Survival (teaching the infinitive)

Deserted Island

Survival on a deserted island

I absolutely love this lesson because it is a great way to get students working together and having fun while getting the hang of an important grammar point. The infinitive form of verbs.

to + verb
to cut, to start, to help, to protect etc.

I also like this lesson because it’s easily adaptable to levels and you only have to change the expected outcomes between beginner and advanced students.

Materials: One worksheet (which I will upload in a couple of days)
Time: Approximately 80 minutes

I start this lesson by doing a simple brainstorming activity to get the students thinking about the types of items they would want with them to survive on a deserted island. How you do the warmer is up to you but I like to be a bit direct and to the point with this as other parts of the lesson will take up more time. (students will undoubtedly mention things like, tent, knife, flashlight, blanket and other items they associate with camping)

Part 1: 
Pass out a worksheet to every student or in pairs if it’s a large class. Read the short description of the situation that they are in. (stranded on a tropical island etc) They will work together to choose 12 items from a list of 24 that they think will be essential for survival given the scenario provided.

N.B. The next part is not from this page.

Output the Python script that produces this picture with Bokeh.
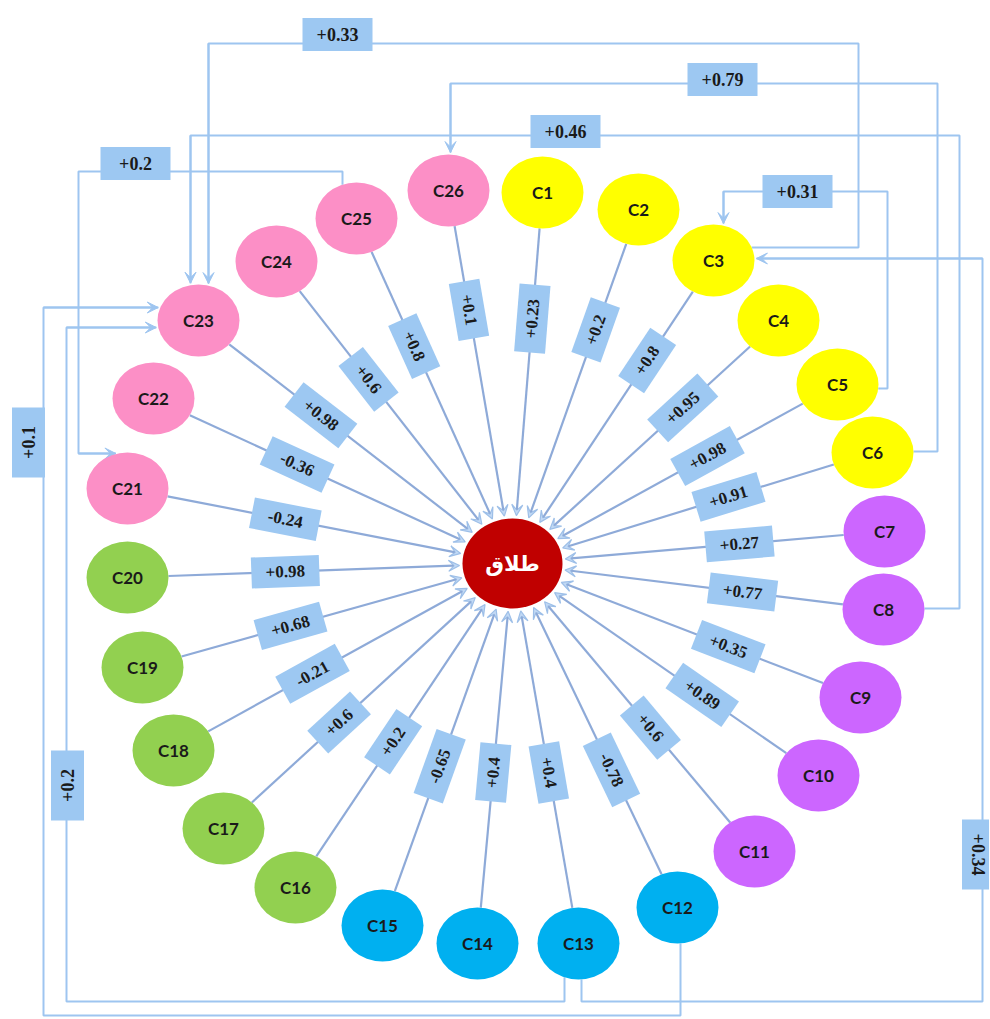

The 24 items are as follows:
matches, batteries, flashlight, water purification tablets, insect repellent, rope, knife, bottled water, toilet paper, clean clothes, tooth brush, tent, map, pencil and paper, digital camera, umbrella, sunblock, sun glasses, fishing rod, mirror, blanket, energy bars, jacket, flare gun

Part 2: 
Once students have discussed this with their partner or come up with a list on their own then combine groups of students into 4-5. (again depending on classroom situation, odd number of students doesn’t matter)

Students will now discuss in groups and debate together which 12 items they should bring. Hopefully different pairs of students came up with different ideas and they’ll have to argue their point. This is where you need to present the language form to them.

Give some examples:
We will need to bring the umbrella “to protect” us from the sun and rain.
We should bring matches “to start a fire” “to keep us warm” ” to protect us from animals.”

Since the infinite form of verbs provides us a way to give reasons with out using the word, “because” encourage them not to say “because”  Students should provide more than one reason if possible for each 12 items.

Part 3: 
Now it’s time for the students to report back to the rest of the class and try to come up with a final list of 12 items that the whole class can agree on. I usually do this by adding the items that all or a majority of groups think are essential and then we debate the final few items as a class. Who ever has the best arguments or can convince other groups that their idea is better will get that item included.

Here you can have a pre-made list of the 12 most important items and tell them if they have at least 10 of them then we survive as a class but if we don’t then … well that’s fate.